LG's rollable display phone gets a name and a release date
Despite that LG was first to announce a 6" flexible OLED display for commercial smartphone usage way back in 2013, it was Samsung and Huawei coming up with foldable phone designs last year that, while experiencing teething pains, could actually be bought from a store.
At roughly that time, LG also teased its next generation of curved and even cable batteries that will be needed to power devices with these flexible displays, and not just flaunting the R&D side if things, but rather saying LG Chem is ready to start mass production of the battery types it listed.
Of course, its foldable phones never materialized but some of the battery designs for them like the stepped battery that stacks two modules together, made it in phones in some shape or form. Now, however, LG is preparing to one-up everyone and release a... phone with rollable display as a commercial endeavor "early next year," reports The Elec.
LG rollable display phone release
LG's rollable phone has been rumored for a while now, and it even had a patent attached to it, depicting something akin to a pen that has a display tucked into it for when you need it. In reality, the thing will probably be larger and more cumbersome than the patent depiction, but will still be very, very interesting as a first proof of concept.
Next in line, and the freshest of LG's rollable phone patents, is the hybrid device that can be used as a phone with a smaller display size, then a section of the display can be pulled out on the right until the thing reaches a tablet size, and then it can be stretched even further, then bent to become a netbook of sorts.
Now, which one of these concepts has made the cut, remains to be seen, but LG has codenamed the undertaking Project B, and is already begun prototype production at its remaining Korean factory in Pyeongtaek, tip insiders.
The display itself will be made from BOE with LG's input, the same ones that made the foldable panel of Huawei's acclaimed Mate Xs bendy phone. According to those same sources, " foldable displays need to withstand consistent pressure at a small area, but rollable displays can dissipate the pressure to a wider area," so "a rollable display isn’t necessarily more difficult to achieve than foldable ones," and BOE already has plenty of experience with those.
Heck, LG has even demonstrated one rollable panel of its own making a long time ago, albeit at a time when it was still angling to be a viable competitor in the foldable handset business, and in the phone industry overall.
Instead of fighting in the same space as Samsung and Huawei, however, LG has apparently revamped its strategy to create brand new phone niches and perhaps be a first mover in new markets created by innovative form factors.
First in line is a rotating phone with two displays codenamed Wing which will be released in the second half of the year, and was just confirmed again in the current publication about the rollable display device.
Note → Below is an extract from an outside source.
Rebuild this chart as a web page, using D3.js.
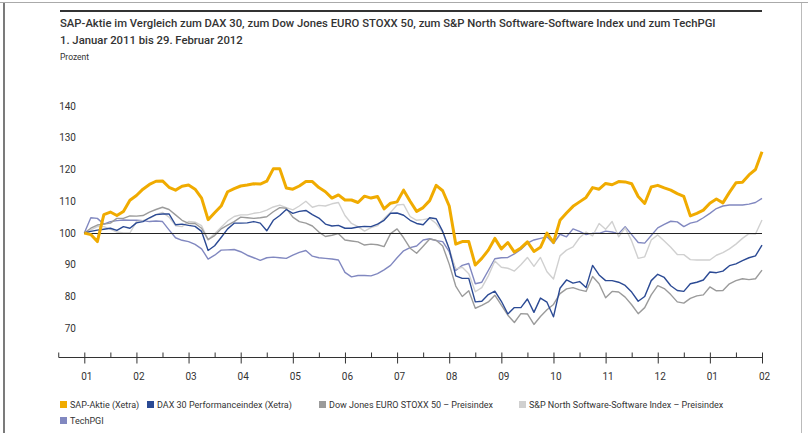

Its price is expected to be around $800, so LG is obviously not planning anything else but the rotating dual display to be the "wow" factor of the Wing phone.
Next in LG's new strategy of phones is the rollable Project B phone in question which will be extending display to the sides when needed, and in the first half of 2021 LG will be introducing a flagship device called Rainbow. Mum's the word on that last one, but there is still plenty of time for more details to leak about Wing, Project B, or Rainbow.